Questo articolo del movimento per i diritti umani in Turchia mi ha ricordato qualcosa:
HUMAN RIGHTS ASSOCIATION HOUSE DEMOLITIONS AND FORCED EVICTIONS PERPETRATED BY THE TURKISH SECURITY FORCES: A FORM OF CRUEL, INHUMAN OR DEGRADING TREATMENT OR PUNISHMENT AGAINST THE KURDISH POPULATION Notes presented to the Committee against Torture (CAT) by OMCT and HRA May 2003
I. Preliminary observations: the relevance of house demolitions and forced evictions in Turkey to the Committee against Torture (CAT)
I. Preliminary observations: the relevance of house demolitions and forced evictions in Turkey to the Committee against Torture (CAT)

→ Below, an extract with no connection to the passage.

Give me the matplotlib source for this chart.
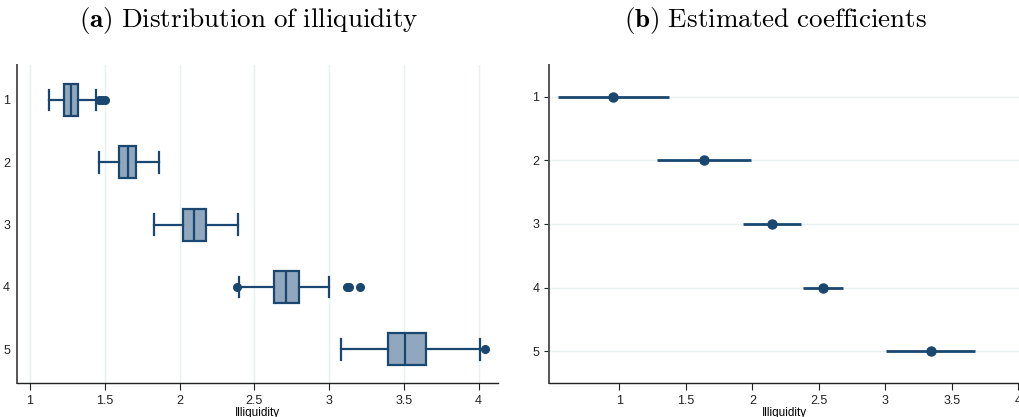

Forced evictions and house demolitions, resulting in massive forced displacement, have been carried out between 1989 1999 as a form of punishment against the Kurdish population living in the Southern and South-Eastern part of Turkey. Kurdish villages or settlements that were considered as problematic were systematically destroyed. Houses, fields, forests were burned down; livestock was killed, often in front of the victims who had no time to rescue their personal belongings. These acts were often accompanied by other human rights violations, including brutality, humiliations, threats, enforced disappearances, extra-judicial executions and torture.
The jurisprudence of the European Court of Human Rights (ECHR) acknowledges that this policy, conducted on a large scale by the Turkish Security Forces, can constitute a violation of article 3 of the European Convention on Human Rights, which states that "no one shall be subjected to torture or to inhuman or degrading treatment or punishment"(see Annex I).
While this policy ended after a one-sided cease-fire in 1999, the issue is far from being resolved. Victims' compensation and redress, as well as the conduct of independent investigations into those events in order to bring those responsible before a competent tribunal are still pending. In this respect, an important number of the victims were often forced to fill-in a formatted petition confirming that they left their homelands because of the PKK activities, that they absolved the authorities from their criminal responsibility and that they abandon their right to compensation and redress. Moreover, HRA and OMCT are particularly worried by the resurgence of new forced evictions after 1999, along with harassment and implementation of measures such as food embargoes, restriction on freedom of movement to go in and out of villages.
In addition, victims of house demolitions and forced evictions who had to forcible leave their homelands are today confronted to precarious living conditions characterised by poverty, destitution, unemployment, child labour, as well as worrying housing and health conditions. In this respect, women, children and the elderly are particularly affected. The trauma left by the destruction of their goods, their displacement, their new socio-economic conditions and their inability to return bear serious psychological impact that is overall affecting their health status.
The issue of house demolitions and forced evictions is not new to the Committee against Torture (CAT). In its November 2001 Concluding Observations on Israel, the Committee stated that "Israeli policies on house demolitions may, in certain instances, amount to cruel, inhuman or degrading treatment or punishment (article 16 of the Convention)"(Conclusions and Recommendations of the Committee against Torture: Israel. 23/11/2001, CAT/C/XXVII/Concl.5. , para 6j). In Hijirizi et al v Yugoslavia, the CAT determined that in the circumstances of the case the failure of the authorities to protect residents from burning and destruction of houses constitute acts of cruel, inhuman or degrading treatment or punishment (Communication No. 161/2000, UN Doc CAT/C/29/D/161/2000 (2 December 2002), para 9.2). The Committee added that the fact that some of the complainants were still hidden in the settlement when the houses were burnt and destroyed, the particular vulnerability of the alleged victims and the fact that the acts were committed with a significant level of racial motivation constituted aggravating factors. The CAT eventually concluded that Yugoslavia's failure to provide redress and compensation to the victims violated article 16.
With regard to the nature of the afore-mentioned policy, to the fact that issues of redress, compensation, independent investigation and prosecution are still pending, to the ECHR jurisprudence, as well as to the CAT's recognition that house demolitions and force evictions can constitute a from of cruel, inhuman or degrading treatment or punishment, HRA and OMCT hope that the Committee will take up this issue in its constructive dialogue with the State party, as well as in its concluding observations on Turkey.